Enric Durán est parti en guerre, seul ou presque, contre un système bancaire irresponsable dont il a voulu dénoncer les failles. Son délit, commis entre 2006 et 2008, était un acte politique qui suscita beaucoup d'admiration.
«J’ai volé 492.000 € à trente-neuf organismes bancaires à travers soixante-huit opérations de crédit. Si on y ajoute les intérêts, la dette dépasse aujourd’hui les 500.000 €. Je ne la paierai pas. Si les banques portent plainte, je veux transformer mon procès en procès du système financier», déclarait-il en 2009 dans une interview à CQFD.
Ce courageux militant de 36 ans avait reversé l'intégralité des fonds frauduleusement obtenus à la Coopérative intégrale catalane, vaste plan autogestionnaire d'action sociale qu'il a contribué à mettre sur pied et bénéficie actuellement à 15.000 personnes. Daniel Mermet lui avait consacré une émission : cliquez ici pour l'écouter.
Trois ans après, la semaine dernière, Politis nous a donné de ses nouvelles : Enric Durán était convoqué les 12, 13 et 14 février par la cour provinciale de Barcelone pour y être jugé au pénal. Sur les 39 établissements bancaires floués, seules 14 ont finalement déposé plainte. Accusé de falsification et d'avoir organisé son insolvabilité, il encourt 8 ans de prison.
Sur son blog, Paul Jorion nous confirme qu'il ne s'est pas présenté et qu'il est en cavale.

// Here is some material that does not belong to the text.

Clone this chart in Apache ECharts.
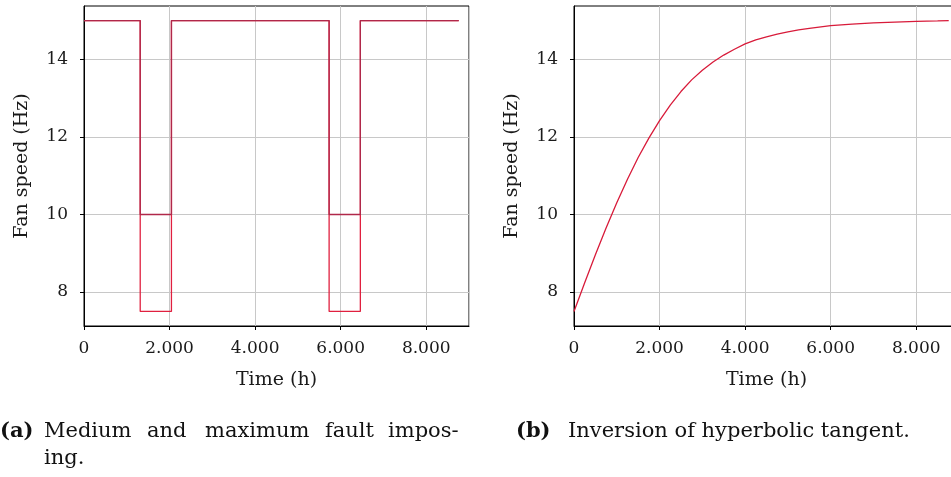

Estimant dans un communiqué que ses droits fondamentaux n'ont pas été respectés, dénonçant une «farce judiciaire», Enric Durán a opté pour la désobéissance civile.
Le tribunal devra désormais statuer sur la demande du parquet d'un mandat d'amener et une mise en détention avant d'envisager un prochain procès. En attendant, vu sa bravoure et son immense popularité (en Espagne, plus qu'ailleurs, les banques sont en plein discrédit), nul doute qu'en cas de besoin Enric Durán trouvera asile au sein de nombreux lieux contestaires d'Europe ou de l'étranger. «Si un jour, selon ou contre ma volonté, je suis jugé, le seul verdict que j’accepterai sera l’acquittement. Le tribunal doit reconnaître que mon action ne constitue pas un délit, qu’elle obéit à une éthique, à une recherche du bien commun, et à une volonté de dénoncer ceux qui ont fait énormément de mal à notre société.» On l'applaudit.